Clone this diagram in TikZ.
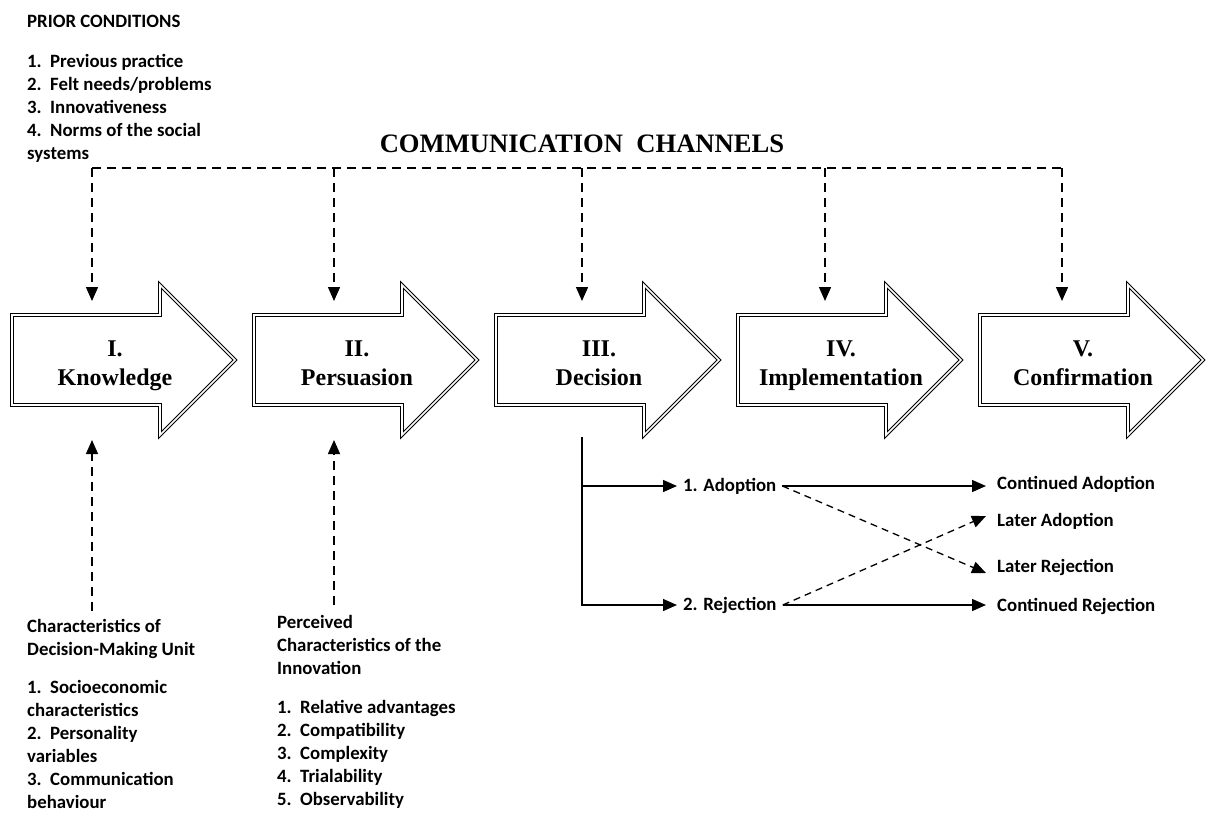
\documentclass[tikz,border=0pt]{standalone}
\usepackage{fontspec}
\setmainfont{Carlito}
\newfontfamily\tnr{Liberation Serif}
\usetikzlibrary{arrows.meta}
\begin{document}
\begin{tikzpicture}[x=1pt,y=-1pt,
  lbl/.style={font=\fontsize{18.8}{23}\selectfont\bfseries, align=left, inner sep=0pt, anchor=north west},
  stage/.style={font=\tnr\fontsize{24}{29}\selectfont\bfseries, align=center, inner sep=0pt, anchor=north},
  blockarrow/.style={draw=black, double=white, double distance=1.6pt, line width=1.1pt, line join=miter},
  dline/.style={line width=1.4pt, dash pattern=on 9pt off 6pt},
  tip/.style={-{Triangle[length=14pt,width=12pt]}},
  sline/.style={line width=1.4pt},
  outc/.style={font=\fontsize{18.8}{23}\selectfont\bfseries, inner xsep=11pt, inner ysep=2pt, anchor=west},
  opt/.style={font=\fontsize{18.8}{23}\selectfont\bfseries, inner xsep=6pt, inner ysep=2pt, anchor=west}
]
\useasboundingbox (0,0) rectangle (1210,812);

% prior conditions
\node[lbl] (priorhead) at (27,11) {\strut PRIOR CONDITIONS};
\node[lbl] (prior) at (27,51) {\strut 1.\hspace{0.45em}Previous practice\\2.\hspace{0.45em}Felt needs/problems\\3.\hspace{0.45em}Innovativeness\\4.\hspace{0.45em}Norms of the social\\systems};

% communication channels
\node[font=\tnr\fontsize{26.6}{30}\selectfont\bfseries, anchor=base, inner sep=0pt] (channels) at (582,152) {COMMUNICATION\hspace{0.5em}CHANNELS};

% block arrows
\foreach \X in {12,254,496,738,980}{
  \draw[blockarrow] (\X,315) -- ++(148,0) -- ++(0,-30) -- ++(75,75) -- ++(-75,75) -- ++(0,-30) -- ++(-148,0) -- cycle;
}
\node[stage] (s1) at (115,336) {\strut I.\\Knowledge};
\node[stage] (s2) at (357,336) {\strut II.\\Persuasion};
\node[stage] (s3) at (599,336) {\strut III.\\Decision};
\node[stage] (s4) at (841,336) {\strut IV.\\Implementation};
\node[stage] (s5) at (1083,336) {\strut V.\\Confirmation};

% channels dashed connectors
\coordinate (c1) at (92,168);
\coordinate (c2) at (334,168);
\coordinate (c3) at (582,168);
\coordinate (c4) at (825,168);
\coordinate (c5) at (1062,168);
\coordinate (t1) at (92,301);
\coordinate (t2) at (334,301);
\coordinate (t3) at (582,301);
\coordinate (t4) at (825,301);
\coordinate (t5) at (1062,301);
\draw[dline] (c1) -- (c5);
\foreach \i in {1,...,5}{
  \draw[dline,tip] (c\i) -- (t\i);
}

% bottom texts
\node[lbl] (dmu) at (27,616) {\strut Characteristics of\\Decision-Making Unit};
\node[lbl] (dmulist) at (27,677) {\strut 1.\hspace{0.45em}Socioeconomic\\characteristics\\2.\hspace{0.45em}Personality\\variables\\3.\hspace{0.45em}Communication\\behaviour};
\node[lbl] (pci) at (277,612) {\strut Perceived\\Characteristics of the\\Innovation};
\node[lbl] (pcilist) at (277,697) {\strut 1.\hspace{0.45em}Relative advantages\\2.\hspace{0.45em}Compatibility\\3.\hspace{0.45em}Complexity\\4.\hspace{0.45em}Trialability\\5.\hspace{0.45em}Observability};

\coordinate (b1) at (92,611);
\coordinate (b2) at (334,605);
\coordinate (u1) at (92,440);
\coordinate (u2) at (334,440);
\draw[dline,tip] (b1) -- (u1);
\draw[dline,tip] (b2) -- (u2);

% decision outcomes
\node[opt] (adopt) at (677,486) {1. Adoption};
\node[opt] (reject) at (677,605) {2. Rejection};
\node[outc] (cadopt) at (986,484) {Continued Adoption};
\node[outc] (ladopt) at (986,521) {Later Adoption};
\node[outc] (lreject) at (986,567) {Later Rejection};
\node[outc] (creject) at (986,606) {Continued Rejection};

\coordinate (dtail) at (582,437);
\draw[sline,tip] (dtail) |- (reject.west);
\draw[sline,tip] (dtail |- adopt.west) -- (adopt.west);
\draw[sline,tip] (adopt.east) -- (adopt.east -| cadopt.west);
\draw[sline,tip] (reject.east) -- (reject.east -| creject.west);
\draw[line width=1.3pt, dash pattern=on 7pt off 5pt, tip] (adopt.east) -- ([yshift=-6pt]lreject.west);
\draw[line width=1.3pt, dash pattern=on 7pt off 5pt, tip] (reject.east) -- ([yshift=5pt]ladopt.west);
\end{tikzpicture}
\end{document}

########

◆ Written problem
Quote the material in full and exactly; do not carry over its pictures.

◆ Exercise answer
Clone this diagram in TikZ.
\documentclass[tikz,border=0pt]{standalone}
\usepackage{fontspec}
\setmainfont{Carlito}
\newfontfamily\tnr{Liberation Serif}
\usetikzlibrary{arrows.meta}
\begin{document}
\begin{tikzpicture}[x=1pt,y=-1pt,
  lbl/.style={font=\fontsize{18.8}{23}\selectfont\bfseries, align=left, inner sep=0pt, anchor=north west},
  stage/.style={font=\tnr\fontsize{24}{29}\selectfont\bfseries, align=center, inner sep=0pt, anchor=north},
  blockarrow/.style={draw=black, double=white, double distance=1.6pt, line width=1.1pt, line join=miter},
  dline/.style={line width=1.4pt, dash pattern=on 9pt off 6pt},
  tip/.style={-{Triangle[length=14pt,width=12pt]}},
  sline/.style={line width=1.4pt},
  outc/.style={font=\fontsize{18.8}{23}\selectfont\bfseries, inner xsep=11pt, inner ysep=2pt, anchor=west},
  opt/.style={font=\fontsize{18.8}{23}\selectfont\bfseries, inner xsep=6pt, inner ysep=2pt, anchor=west}
]
\useasboundingbox (0,0) rectangle (1210,812);

% prior conditions
\node[lbl] (priorhead) at (27,11) {\strut PRIOR CONDITIONS};
\node[lbl] (prior) at (27,51) {\strut 1.\hspace{0.45em}Previous practice\\2.\hspace{0.45em}Felt needs/problems\\3.\hspace{0.45em}Innovativeness\\4.\hspace{0.45em}Norms of the social\\systems};

% communication channels
\node[font=\tnr\fontsize{26.6}{30}\selectfont\bfseries, anchor=base, inner sep=0pt] (channels) at (582,152) {COMMUNICATION\hspace{0.5em}CHANNELS};

% block arrows
\foreach \X in {12,254,496,738,980}{
  \draw[blockarrow] (\X,315) -- ++(148,0) -- ++(0,-30) -- ++(75,75) -- ++(-75,75) -- ++(0,-30) -- ++(-148,0) -- cycle;
}
\node[stage] (s1) at (115,336) {\strut I.\\Knowledge};
\node[stage] (s2) at (357,336) {\strut II.\\Persuasion};
\node[stage] (s3) at (599,336) {\strut III.\\Decision};
\node[stage] (s4) at (841,336) {\strut IV.\\Implementation};
\node[stage] (s5) at (1083,336) {\strut V.\\Confirmation};

% channels dashed connectors
\coordinate (c1) at (92,168);
\coordinate (c2) at (334,168);
\coordinate (c3) at (582,168);
\coordinate (c4) at (825,168);
\coordinate (c5) at (1062,168);
\coordinate (t1) at (92,301);
\coordinate (t2) at (334,301);
\coordinate (t3) at (582,301);
\coordinate (t4) at (825,301);
\coordinate (t5) at (1062,301);
\draw[dline] (c1) -- (c5);
\foreach \i in {1,...,5}{
  \draw[dline,tip] (c\i) -- (t\i);
}

% bottom texts
\node[lbl] (dmu) at (27,616) {\strut Characteristics of\\Decision-Making Unit};
\node[lbl] (dmulist) at (27,677) {\strut 1.\hspace{0.45em}Socioeconomic\\characteristics\\2.\hspace{0.45em}Personality\\variables\\3.\hspace{0.45em}Communication\\behaviour};
\node[lbl] (pci) at (277,612) {\strut Perceived\\Characteristics of the\\Innovation};
\node[lbl] (pcilist) at (277,697) {\strut 1.\hspace{0.45em}Relative advantages\\2.\hspace{0.45em}Compatibility\\3.\hspace{0.45em}Complexity\\4.\hspace{0.45em}Trialability\\5.\hspace{0.45em}Observability};

\coordinate (b1) at (92,611);
\coordinate (b2) at (334,605);
\coordinate (u1) at (92,440);
\coordinate (u2) at (334,440);
\draw[dline,tip] (b1) -- (u1);
\draw[dline,tip] (b2) -- (u2);

% decision outcomes
\node[opt] (adopt) at (677,486) {1. Adoption};
\node[opt] (reject) at (677,605) {2. Rejection};
\node[outc] (cadopt) at (986,484) {Continued Adoption};
\node[outc] (ladopt) at (986,521) {Later Adoption};
\node[outc] (lreject) at (986,567) {Later Rejection};
\node[outc] (creject) at (986,606) {Continued Rejection};

\coordinate (dtail) at (582,437);
\draw[sline,tip] (dtail) |- (reject.west);
\draw[sline,tip] (dtail |- adopt.west) -- (adopt.west);
\draw[sline,tip] (adopt.east) -- (adopt.east -| cadopt.west);
\draw[sline,tip] (reject.east) -- (reject.east -| creject.west);
\draw[line width=1.3pt, dash pattern=on 7pt off 5pt, tip] (adopt.east) -- ([yshift=-6pt]lreject.west);
\draw[line width=1.3pt, dash pattern=on 7pt off 5pt, tip] (reject.east) -- ([yshift=5pt]ladopt.west);
\end{tikzpicture}
\end{document}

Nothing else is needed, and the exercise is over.